Entretanto, uma coisa chama atenção: o único membro da força-tarefa que, até agora, aparece trocando mensagens como Moro é Dallagnol.
Do mesmo modo, segundo fontes da PF ouvidas pelo jornal “Folha de S. Paulo”, apenas o celular de Dallagnol teria sido “hackeado”.
A troca de mensagens em que há uma clara transgressão do papel de juiz – não apenas do ponto de vista do relacionamento impróprio com uma das partes, mas da ação do próprio Moro – é a de 7 de dezembro de 2015:
MORO – 17:42:56 – Então. Seguinte. Fonte me informou que a pessoa do contato estaria incomodado por ter sido a ela solicitada a lavratura de minutas de escrituras para transferências de propriedade de um dos filhos do ex-Presidente. Aparentemente a pessoa estaria disposta a prestar a informação. Estou entao repassando. A fonte é seria.
DALLAGNOL – 17:44:00 – Obrigado!! Faremos contato.
MORO – 17:45:00 – E seriam dezenas de imóveis.
DALLAGNOL – 18:08:08 – Liguei e ele arriou. Disse que não tem nada a falar etc… quando dei uma pressionada, desligou na minha cara… Estou pensando em fazer uma intimação oficial até, com base em notícia apócrifa.
MORO – 18:09:38 – Estranho pois ele é quem teria alertado as pessoas que me comunicaram. Melhor formalizar então.
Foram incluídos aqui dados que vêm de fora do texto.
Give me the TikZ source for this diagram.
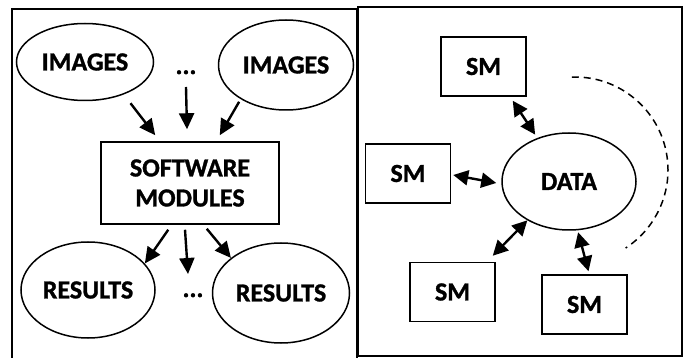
\documentclass[tikz,border=0pt]{standalone}
\usepackage{fontspec}
\setmainfont{Carlito}[BoldFeatures={FakeBold=1.2}]
\usetikzlibrary{arrows.meta,shapes.geometric}

\begin{document}
\begin{tikzpicture}[x=1pt,y=-1pt,
  lbl/.style={font=\bfseries\fontsize{26}{30}\selectfont, align=center},
  oval/.style={ellipse, draw, line width=1.5pt, inner sep=0pt, lbl},
  smbox/.style={rectangle, draw, line width=1.5pt, minimum width=85pt,
    minimum height=59pt, inner sep=0pt, lbl},
  arr/.style={line width=2.4pt, -{Triangle[length=16pt,width=15pt]}},
  darr/.style={line width=2.4pt,
    {Triangle[length=15pt,width=15pt]}-{Triangle[length=15pt,width=15pt]}},
  panel/.style={draw, line width=1.6pt},
]
\useasboundingbox (0,0) rectangle (683,358);
\clip (0,0) rectangle (683,358);

% the two panels
\draw[panel] (12,9) rectangle (357,372);
\draw[line width=2.2pt] (358,7) rectangle (682,356);

% left panel: images -> software modules -> results
\node[oval, minimum width=137pt, minimum height=77pt] (img1) at (85,62) {IMAGES};
\node[oval, minimum width=135pt, minimum height=90pt] (img2) at (286,65) {IMAGES};
\node[lbl, anchor=base] (dots1) at (186,74) {...};
\node[rectangle, draw, line width=1.5pt, minimum width=178pt, minimum height=82pt,
  inner sep=0pt, lbl] (sw) at (190,183) {SOFTWARE\\MODULES};
\node[oval, minimum width=134pt, minimum height=96pt] (res1) at (88,290) {RESULTS};
\node[oval, minimum width=137pt, minimum height=100pt] (res2) at (281,293) {RESULTS};
\node[lbl, anchor=base] (dots2) at (193,297) {...};

\draw[arr, shorten <=11pt] (img1.-40) -- ([xshift=55pt,yshift=6pt]sw.north west);
\draw[arr] ([yshift=-13pt]dots1.base) -- ([xshift=-3pt,yshift=12pt]sw.north);
\draw[arr, shorten <=3pt] (img2.-143) -- ([xshift=-60pt,yshift=6pt]sw.north east);

\draw[arr] ([xshift=68pt,yshift=-5pt]sw.south west) -- (res1.25);
\draw[arr] ([xshift=-5pt,yshift=-5pt]sw.south) -- ([xshift=-5pt,yshift=23pt]dots2.base);
\draw[arr] ([xshift=-73pt,yshift=-4pt]sw.south east) -- (res2.145);

% right panel: software modules around shared data
\node[smbox] (sm1) at (483.5,66.5) {SM};
\node[smbox] (sm2) at (408,173.5) {SM};
\node[oval, minimum width=134pt, minimum height=97pt] (data) at (569,181.5) {DATA};
\node[smbox] (sm3) at (452.5,292) {SM};
\node[smbox] (sm4) at (584.5,304.5) {SM};

\draw[darr, shorten >=4pt] ([xshift=-14pt,yshift=-4pt]sm1.south east) -- (data.126);
\draw[darr] ([xshift=2pt,yshift=-1.5pt]sm2.east) -- ([xshift=-5pt,yshift=-1.5pt]data.west);
\draw[darr] ([xshift=-3pt,yshift=6pt]sm3.north east) -- (data.-137.5);
\draw[darr, shorten <=2pt] (data.-80) -- ([xshift=4pt,yshift=3pt]sm4.north);

% dashed arc suggesting further modules
\draw[line width=1.5pt, dash pattern=on 7pt off 5pt]
  (575,170) ++(-92:93) arc[start angle=-92, end angle=57, radius=93];
\end{tikzpicture}
\end{document}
MORO – 18:15:04 – Supostamente teria comentado com (SUPRIMIDO) que por sua vez repassou a informação até chegar aqui.
DALLAGNOL – 18:16:29 – Posso indicar a fonte intermediária?
MORO – 18:59:39 – Agora já estou na dúvida.
MORO – 19:00:22 – Talvez seja melhor vcs falarem com este (SUPRIMIDO) primeiro.
DALLAGNOL – 20:03:00 – Ok.
DALLAGNOL – 20:03:32 – Ok, obrigado, vou ligar.
Não se consumou, ao que parece, a implantação de uma testemunha de acusação pelo próprio juiz: o máximo que ele poderia fazer, diante de uma informação desse tipo, era encaminhar a “fonte” para a polícia (que, por sinal, também não é parte do processo).
Mas que Moro tenha dado essa “dica” para Dallagnol é, independente da culpa de Lula, algo ilegal. E imoral.
O problema de Moro, portanto, é ter colocado uma Operação tão importante em risco – e, até onde se pode ver, por vaidade e reacionarismo.